6. World War Z by Max Brooks - Probably not my best choice in reading material. Especially not when my housemates were elsewhere the night and morning I was reading this. However, i discovered that I couldn't put it down less for the degree it scared me and more for the quality of the writing and the way the various stories just grabbed me for their pathos and humanity. Probably one of the best post-apocalyptic fictions I've ever read.
7. Wanted by Mark Millar and J.G. Jones - This was a re-read, wanting to look this over again before re-watching the Wanted movie. I prefer the movie, but there's value in what the comic is doing, it hits me in a much more visceral place. I'm supposed to dislike the comic and its main character.
8-11. The Secret Books of Paradys by Tanith Lee (All 4 books in one collection: The Book of the Damned, The Book of the Beast, The Book of the Dead, The Book of the Mad.) - I've never read all 4 books at once, and this series especially makes one wonder if you'll come out the other side with your sanity intact.
12. Eyes of Crow by Jeri Smith-Ready - There's a lot that resonates with me in this book. It's taken me a while to get back to it, and to read the next book in the series. I now own all 3 books, and am curious to see where the series will go.

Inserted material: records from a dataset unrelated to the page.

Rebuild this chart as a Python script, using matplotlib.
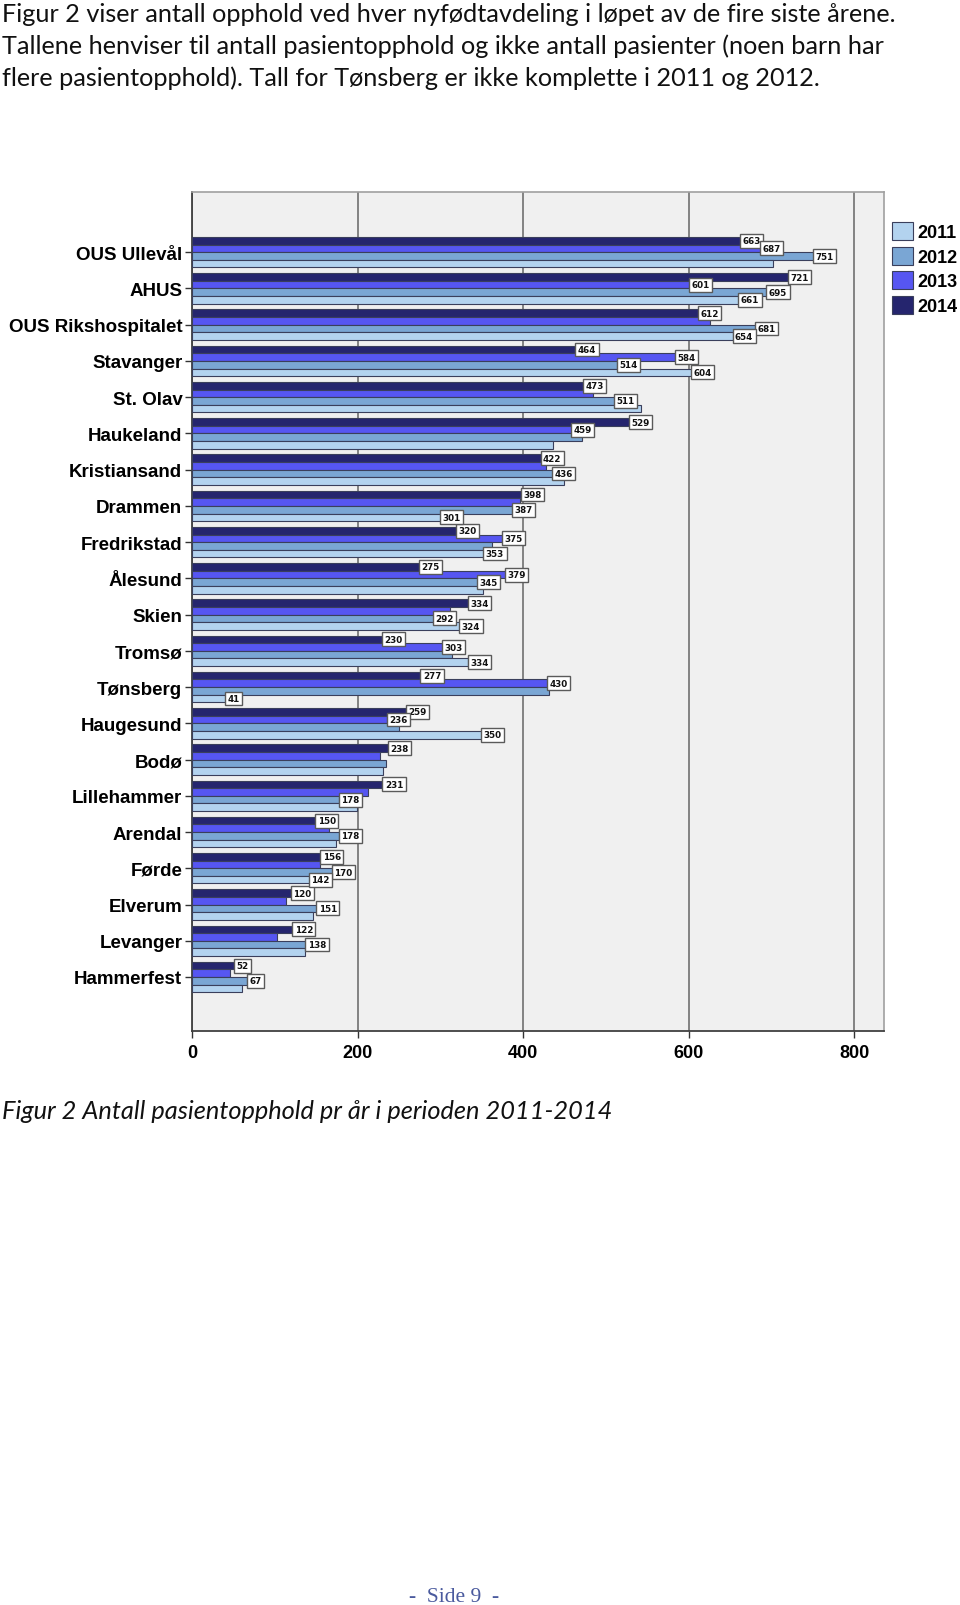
import matplotlib
matplotlib.use("Agg")
import matplotlib.pyplot as plt
import numpy as np

categories = ["OUS Ullevål", "AHUS", "OUS Rikshospitalet", "Stavanger", "St. Olav",
              "Haukeland", "Kristiansand", "Drammen", "Fredrikstad", "Ålesund",
              "Skien", "Tromsø", "Tønsberg", "Haugesund", "Bodø", "Lillehammer",
              "Arendal", "Førde", "Elverum", "Levanger", "Hammerfest"]

v2014 = [663, 721, 612, 464, 473, 529, 422, 398, 320, 275, 334, 230, 277, 259, 238, 231, 150, 156, 120, 122, 52]
v2013 = [687, 601, 626, 584, 484, 459, 428, 396, 375, 379, 312, 303, 430, 236, 227, 213, 166, 155, 114, 103, 46]
v2012 = [751, 695, 681, 514, 511, 471, 436, 387, 363, 345, 292, 314, 431, 250, 234, 178, 178, 170, 151, 138, 67]
v2011 = [702, 661, 654, 604, 542, 436, 449, 301, 353, 352, 324, 334, 41, 350, 231, 199, 174, 142, 146, 137, 61]

# which bars carry a value label (1 = shown)
lab2014 = [1] * 21
lab2013 = [1, 1, 0, 1, 0, 1, 0, 0, 1, 1, 0, 1, 1, 1, 0, 0, 0, 0, 0, 0, 0]
lab2012 = [1, 1, 1, 1, 1, 0, 1, 1, 0, 1, 1, 0, 0, 0, 0, 1, 1, 1, 1, 1, 1]
lab2011 = [0, 1, 1, 1, 0, 0, 0, 1, 1, 0, 1, 1, 1, 1, 0, 0, 0, 1, 0, 0, 0]

years = ["2011", "2012", "2013", "2014"]
xticks = [0, 200, 400, 600, 800]

title_lines = [
    "Figur 2 viser antall opphold ved hver nyfødtavdeling i løpet av de fire siste årene.",
    "Tallene henviser til antall pasientopphold og ikke antall pasienter (noen barn har",
    "flere pasientopphold). Tall for Tønsberg er ikke komplette i 2011 og 2012.",
]
caption = "Figur 2 Antall pasientopphold pr år i perioden 2011-2014"
footer = "-  Side 9  -"

colors = {"2011": "#B3D3EF", "2012": "#7AA6D4", "2013": "#5656F2", "2014": "#25256E"}
series = {"2014": (v2014, lab2014), "2013": (v2013, lab2013),
          "2012": (v2012, lab2012), "2011": (v2011, lab2011)}
offsets = {"2014": -0.315, "2013": -0.105, "2012": 0.105, "2011": 0.315}

fig = plt.figure(figsize=(9.6, 16.06), dpi=100)
ax = fig.add_axes([0.2, 0.3572, 0.7208, 0.5228])
ax.set_facecolor("#F0F0F0")

y = np.arange(len(categories))
handles = {}
for yr in ["2014", "2013", "2012", "2011"]:
    vals, labs = series[yr]
    b = ax.barh(y + offsets[yr], vals, height=0.21, color=colors[yr],
                edgecolor="#3A3F5C", linewidth=0.8, zorder=3, label=yr)
    handles[yr] = b
    for yi, v, l in zip(y, vals, labs):
        if l:
            ax.text(v + 2, yi + offsets[yr], str(v), ha="left", va="center",
                    fontsize=6.3, fontweight="bold", color="#111111", zorder=5,
                    bbox=dict(boxstyle="square,pad=0.28", fc="white",
                              ec="#5A5A5A", lw=1.0))

ax.set_xlim(0, 836)
ax.set_ylim(len(categories) - 1 + 1.5, -1.67)
ax.set_xticks(xticks)
ax.set_xticklabels([str(t) for t in xticks], fontsize=13, fontweight="bold",
                   family="Liberation Sans")
ax.set_yticks(y)
ax.set_yticklabels(categories, fontsize=13.5, fontweight="bold", family="Liberation Sans")
ax.tick_params(axis="both", length=5, width=1, color="#333333", pad=2)
ax.tick_params(axis="x", pad=4)
ax.xaxis.grid(True, color="#707070", linewidth=1.2, zorder=1)
ax.set_axisbelow(True)
for side in ["top", "right"]:
    ax.spines[side].set_color("#A0A0A0")
    ax.spines[side].set_linewidth(1.2)
for side in ["left", "bottom"]:
    ax.spines[side].set_color("#404040")
    ax.spines[side].set_linewidth(1.3)

leg = fig.legend([handles[yr] for yr in years], years, loc="upper left",
                 bbox_to_anchor=(0.929, 0.861), frameon=False,
                 prop=dict(family="Liberation Sans", weight="bold", size=13),
                 handlelength=1.15, handleheight=1.15, handletextpad=0.25,
                 labelspacing=0.3, borderaxespad=0, borderpad=0)

for i, line in enumerate(title_lines):
    fig.text(0.002, 1 - (15 + i * 31.5) / 1606, line, ha="left", va="center",
             fontsize=18.2, family="Lato", color="#111111")

fig.text(0.002, 1 - 1112 / 1606, caption, ha="left", va="center",
         fontsize=18.3, family="Lato", style="italic", color="#111111")

fig.text(454 / 960, 1 - 1598 / 1606, footer, ha="center", va="center",
         fontsize=15.5, family="Liberation Serif", color="#4A5A9E")

fig.savefig("out.png", dpi=100)
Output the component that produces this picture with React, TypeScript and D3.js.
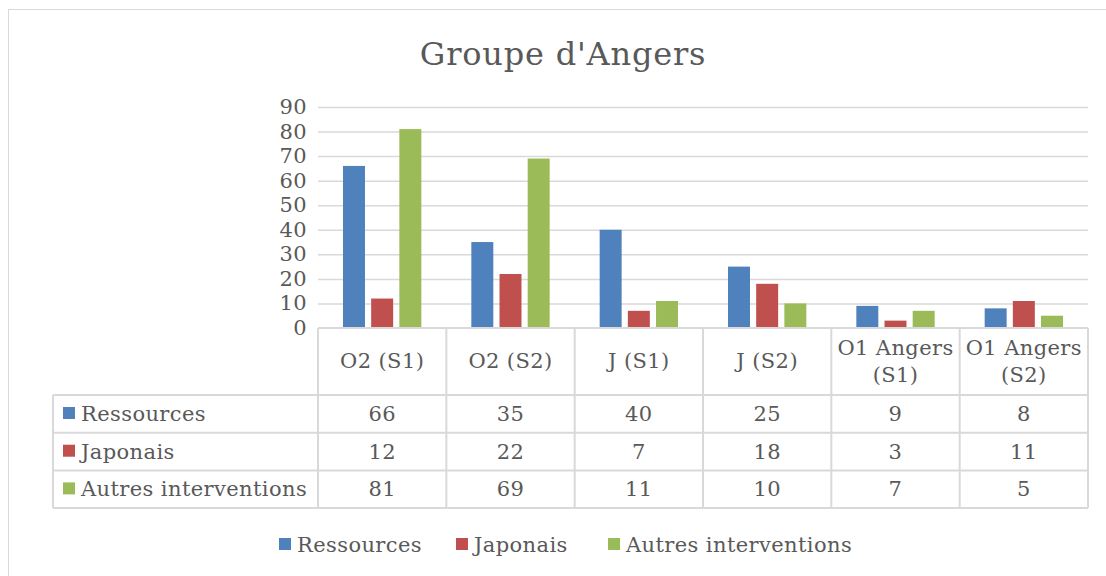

Currently reading: Voice of Crow by Jeri Smith-Ready


Jan. 2nd, 2009 11:19 am
k_crow: (muses)
I've been considering trying to track how many books I read in a year. If nothing else, I've been asked this enough times that I'm finally curious about the answer myself. I may or may not also include a bit about the book and my thoughts on it, depending on how much time I have/whether I have much to say. So, books I have read/finished thus far in 2009:

1. Sung in Shadow by Tanith Lee. It's a fascinating re-telling of Romeo and Juliet, and Ms. Lee's descriptions and storytelling always make me feel like I've bene under the influence of some subtle but senses-swamping drug. While this isn't my most favorite of her books, it was a good read. (Though I'd swear I remember the ending occuring slightly differently the first time I read it than what I read this time.)

2. Fables: War and Pieces. This is a graphic novel, and one of my delights of recent years. I hadn't been reading comics, and Vixy mentioned this series that she was sure I'd love. She was right. I believe this is graphic novel #11 in the series, and I now own all of them. :)

Currently reading: Transitions by William Bridges. I'll add it to the list after I've finished.